DSB-Themenwoche: Bundestrainer Oliver Haidn über die Relevanz von Athletiktraining im Bogensport

Erstellt von Manuel am Mittwoch, 14.10.2020 20:40:47 | Kategorie Deutscher Schützenbund

Mehrere Tonnen ziehen die Spitzenathleten im Bogensport hochgerechnet pro Woche – eine Last, die eine gute Muskulatur voraussetzt. Bundestrainer Oliver Haidn gibt nicht nur einen Überblick über das körperliche Training seiner Nationalkaderathleten, sondern erklärt auch, wie sich dieses Training zu Hause im Verein umsetzen lässt.

Schützen müssen sich oft mit dem Vorurteil beschäftigen, dass sie körperlich nicht topfit sind. Was würden Sie den Kritikern entgegensetzen?
Haidn: „Meine Athleten haben nur einen Kritiker: den Bundestrainer. Sonst würde, denke ich, jeder sehr zufrieden sein mit dem athletischen Niveau. Im Bogenschießen ist es vielleicht etwas anders als im Kugelbereich, denn wir haben von vornherein einen Schwerpunkt auf Athletiktraining, Ausdauertraining oder allgemeines Koordinationstraining. Es gehört genauso dazu wie das Schießtraining auch.“

Wie viel Anteil hat das Fitness-Training?
Haidn: „Es hängt davon ab, in welcher Phase wir uns befinden.
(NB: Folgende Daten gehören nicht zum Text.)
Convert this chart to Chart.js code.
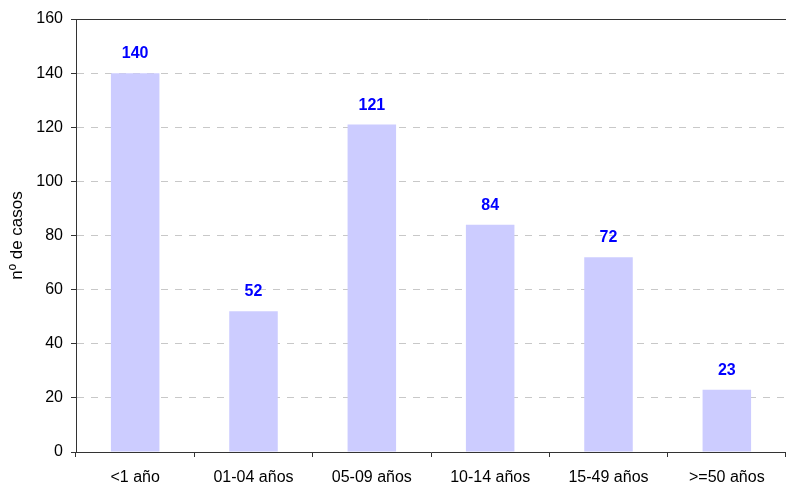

Zu Saisonbeginn legen wir mehr Wert auf die Athletik, denn die läuft der speziellen Kondition voraus. Jetzt im Oktober schießt ein Bogenschütze ca. zwischen 1.000-1.500 Pfeile pro Woche, hinzu kommen 7-8 Stunden Athletiktraining. Ab Januar wird diese dann reduziert, dafür werden die Pfeilzahlen erhöht. Im Allgemeinen machen wir ca. 70 Prozent Spezialtraining, der Rest teilt sich auf Athletiktraining und psychologisches Training auf.“

Begleitendes Training sollte von Anfang an in allen Bereichen stattfinden. Vom Ausdauertraining bis hin zum Koordinationstraining.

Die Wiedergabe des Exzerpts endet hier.